◆ TASK STATEMENT
Any picture among the records should be left out, please; retype the rest exactly.
....................
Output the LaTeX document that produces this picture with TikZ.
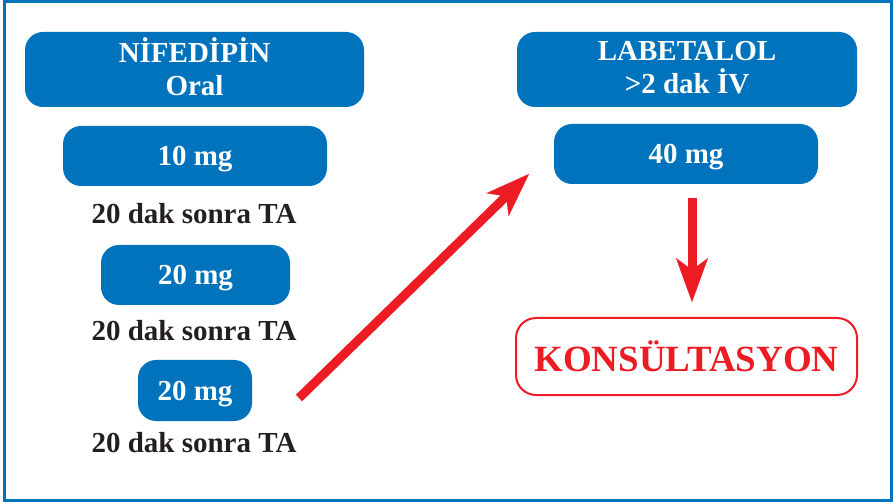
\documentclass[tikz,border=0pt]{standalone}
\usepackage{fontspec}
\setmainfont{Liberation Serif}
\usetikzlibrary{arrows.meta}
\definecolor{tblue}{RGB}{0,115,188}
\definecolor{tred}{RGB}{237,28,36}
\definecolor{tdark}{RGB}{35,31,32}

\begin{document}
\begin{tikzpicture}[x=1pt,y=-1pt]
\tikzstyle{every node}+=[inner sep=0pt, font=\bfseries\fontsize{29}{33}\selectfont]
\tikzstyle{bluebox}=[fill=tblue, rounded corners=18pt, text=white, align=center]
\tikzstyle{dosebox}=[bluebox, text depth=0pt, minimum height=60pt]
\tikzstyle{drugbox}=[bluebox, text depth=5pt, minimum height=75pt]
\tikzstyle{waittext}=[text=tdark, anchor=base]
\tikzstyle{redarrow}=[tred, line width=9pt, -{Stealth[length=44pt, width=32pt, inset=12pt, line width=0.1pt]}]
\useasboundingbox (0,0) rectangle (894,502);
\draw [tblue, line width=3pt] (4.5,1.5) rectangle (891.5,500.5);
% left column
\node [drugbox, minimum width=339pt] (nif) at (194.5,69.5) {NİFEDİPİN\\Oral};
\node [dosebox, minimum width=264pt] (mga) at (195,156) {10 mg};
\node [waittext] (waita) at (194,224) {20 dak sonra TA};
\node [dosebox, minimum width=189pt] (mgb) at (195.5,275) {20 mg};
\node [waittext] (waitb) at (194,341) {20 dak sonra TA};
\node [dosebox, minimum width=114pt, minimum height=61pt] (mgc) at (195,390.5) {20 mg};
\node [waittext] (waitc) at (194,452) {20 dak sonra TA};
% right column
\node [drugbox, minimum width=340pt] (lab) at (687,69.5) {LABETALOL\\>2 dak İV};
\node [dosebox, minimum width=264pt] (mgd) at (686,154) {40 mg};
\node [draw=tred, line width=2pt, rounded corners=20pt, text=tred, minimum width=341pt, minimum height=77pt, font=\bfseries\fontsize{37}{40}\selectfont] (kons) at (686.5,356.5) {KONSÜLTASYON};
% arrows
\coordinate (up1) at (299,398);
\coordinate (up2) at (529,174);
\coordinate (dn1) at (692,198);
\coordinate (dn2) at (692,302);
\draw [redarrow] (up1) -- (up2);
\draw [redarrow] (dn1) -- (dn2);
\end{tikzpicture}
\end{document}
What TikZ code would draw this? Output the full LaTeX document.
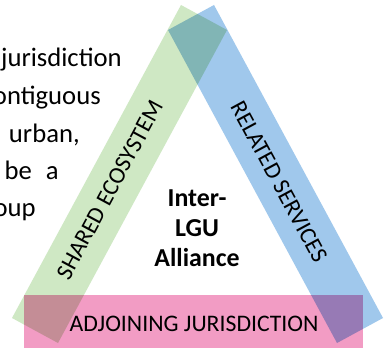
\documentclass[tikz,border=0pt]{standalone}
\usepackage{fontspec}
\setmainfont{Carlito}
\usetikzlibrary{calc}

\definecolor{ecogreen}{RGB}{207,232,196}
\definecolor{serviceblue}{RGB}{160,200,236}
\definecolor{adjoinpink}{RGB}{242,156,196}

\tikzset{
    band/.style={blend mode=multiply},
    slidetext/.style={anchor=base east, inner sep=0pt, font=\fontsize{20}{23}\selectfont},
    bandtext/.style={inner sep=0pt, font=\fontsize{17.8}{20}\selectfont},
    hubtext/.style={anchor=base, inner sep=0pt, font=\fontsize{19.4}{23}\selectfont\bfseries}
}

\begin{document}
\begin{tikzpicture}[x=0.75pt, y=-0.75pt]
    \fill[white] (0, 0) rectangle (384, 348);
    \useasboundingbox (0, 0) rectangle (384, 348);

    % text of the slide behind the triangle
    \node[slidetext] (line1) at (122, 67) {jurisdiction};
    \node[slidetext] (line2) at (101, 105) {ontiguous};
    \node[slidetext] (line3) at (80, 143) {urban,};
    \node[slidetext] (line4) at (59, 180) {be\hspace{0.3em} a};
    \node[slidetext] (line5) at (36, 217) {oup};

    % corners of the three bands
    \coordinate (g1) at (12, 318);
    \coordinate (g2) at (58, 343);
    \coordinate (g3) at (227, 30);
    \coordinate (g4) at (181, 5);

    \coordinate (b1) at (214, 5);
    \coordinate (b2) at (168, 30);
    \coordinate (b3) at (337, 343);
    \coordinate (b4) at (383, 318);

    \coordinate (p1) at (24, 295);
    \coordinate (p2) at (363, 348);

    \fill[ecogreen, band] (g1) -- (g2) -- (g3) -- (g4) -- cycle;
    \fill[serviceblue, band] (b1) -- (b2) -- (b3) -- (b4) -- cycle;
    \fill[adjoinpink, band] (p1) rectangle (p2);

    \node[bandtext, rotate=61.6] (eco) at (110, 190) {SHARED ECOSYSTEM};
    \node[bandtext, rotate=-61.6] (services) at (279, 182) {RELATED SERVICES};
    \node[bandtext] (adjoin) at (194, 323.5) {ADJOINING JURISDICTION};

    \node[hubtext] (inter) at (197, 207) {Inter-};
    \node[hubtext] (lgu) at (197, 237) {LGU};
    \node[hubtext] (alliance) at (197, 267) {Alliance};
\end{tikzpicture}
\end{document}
....................
◆ WRITTEN ANSWER
Output the LaTeX document that produces this picture with TikZ.
\documentclass[tikz,border=0pt]{standalone}
\usepackage{fontspec}
\setmainfont{Liberation Serif}
\usetikzlibrary{arrows.meta}
\definecolor{tblue}{RGB}{0,115,188}
\definecolor{tred}{RGB}{237,28,36}
\definecolor{tdark}{RGB}{35,31,32}

\begin{document}
\begin{tikzpicture}[x=1pt,y=-1pt]
\tikzstyle{every node}+=[inner sep=0pt, font=\bfseries\fontsize{29}{33}\selectfont]
\tikzstyle{bluebox}=[fill=tblue, rounded corners=18pt, text=white, align=center]
\tikzstyle{dosebox}=[bluebox, text depth=0pt, minimum height=60pt]
\tikzstyle{drugbox}=[bluebox, text depth=5pt, minimum height=75pt]
\tikzstyle{waittext}=[text=tdark, anchor=base]
\tikzstyle{redarrow}=[tred, line width=9pt, -{Stealth[length=44pt, width=32pt, inset=12pt, line width=0.1pt]}]
\useasboundingbox (0,0) rectangle (894,502);
\draw [tblue, line width=3pt] (4.5,1.5) rectangle (891.5,500.5);
% left column
\node [drugbox, minimum width=339pt] (nif) at (194.5,69.5) {NİFEDİPİN\\Oral};
\node [dosebox, minimum width=264pt] (mga) at (195,156) {10 mg};
\node [waittext] (waita) at (194,224) {20 dak sonra TA};
\node [dosebox, minimum width=189pt] (mgb) at (195.5,275) {20 mg};
\node [waittext] (waitb) at (194,341) {20 dak sonra TA};
\node [dosebox, minimum width=114pt, minimum height=61pt] (mgc) at (195,390.5) {20 mg};
\node [waittext] (waitc) at (194,452) {20 dak sonra TA};
% right column
\node [drugbox, minimum width=340pt] (lab) at (687,69.5) {LABETALOL\\>2 dak İV};
\node [dosebox, minimum width=264pt] (mgd) at (686,154) {40 mg};
\node [draw=tred, line width=2pt, rounded corners=20pt, text=tred, minimum width=341pt, minimum height=77pt, font=\bfseries\fontsize{37}{40}\selectfont] (kons) at (686.5,356.5) {KONSÜLTASYON};
% arrows
\coordinate (up1) at (299,398);
\coordinate (up2) at (529,174);
\coordinate (dn1) at (692,198);
\coordinate (dn2) at (692,302);
\draw [redarrow] (up1) -- (up2);
\draw [redarrow] (dn1) -- (dn2);
\end{tikzpicture}
\end{document}
What TikZ code would draw this? Output the full LaTeX document.
\documentclass[tikz,border=0pt]{standalone}
\usepackage{fontspec}
\setmainfont{Carlito}
\usetikzlibrary{calc}

\definecolor{ecogreen}{RGB}{207,232,196}
\definecolor{serviceblue}{RGB}{160,200,236}
\definecolor{adjoinpink}{RGB}{242,156,196}

\tikzset{
    band/.style={blend mode=multiply},
    slidetext/.style={anchor=base east, inner sep=0pt, font=\fontsize{20}{23}\selectfont},
    bandtext/.style={inner sep=0pt, font=\fontsize{17.8}{20}\selectfont},
    hubtext/.style={anchor=base, inner sep=0pt, font=\fontsize{19.4}{23}\selectfont\bfseries}
}

\begin{document}
\begin{tikzpicture}[x=0.75pt, y=-0.75pt]
    \fill[white] (0, 0) rectangle (384, 348);
    \useasboundingbox (0, 0) rectangle (384, 348);

    % text of the slide behind the triangle
    \node[slidetext] (line1) at (122, 67) {jurisdiction};
    \node[slidetext] (line2) at (101, 105) {ontiguous};
    \node[slidetext] (line3) at (80, 143) {urban,};
    \node[slidetext] (line4) at (59, 180) {be\hspace{0.3em} a};
    \node[slidetext] (line5) at (36, 217) {oup};

    % corners of the three bands
    \coordinate (g1) at (12, 318);
    \coordinate (g2) at (58, 343);
    \coordinate (g3) at (227, 30);
    \coordinate (g4) at (181, 5);

    \coordinate (b1) at (214, 5);
    \coordinate (b2) at (168, 30);
    \coordinate (b3) at (337, 343);
    \coordinate (b4) at (383, 318);

    \coordinate (p1) at (24, 295);
    \coordinate (p2) at (363, 348);

    \fill[ecogreen, band] (g1) -- (g2) -- (g3) -- (g4) -- cycle;
    \fill[serviceblue, band] (b1) -- (b2) -- (b3) -- (b4) -- cycle;
    \fill[adjoinpink, band] (p1) rectangle (p2);

    \node[bandtext, rotate=61.6] (eco) at (110, 190) {SHARED ECOSYSTEM};
    \node[bandtext, rotate=-61.6] (services) at (279, 182) {RELATED SERVICES};
    \node[bandtext] (adjoin) at (194, 323.5) {ADJOINING JURISDICTION};

    \node[hubtext] (inter) at (197, 207) {Inter-};
    \node[hubtext] (lgu) at (197, 237) {LGU};
    \node[hubtext] (alliance) at (197, 267) {Alliance};
\end{tikzpicture}
\end{document}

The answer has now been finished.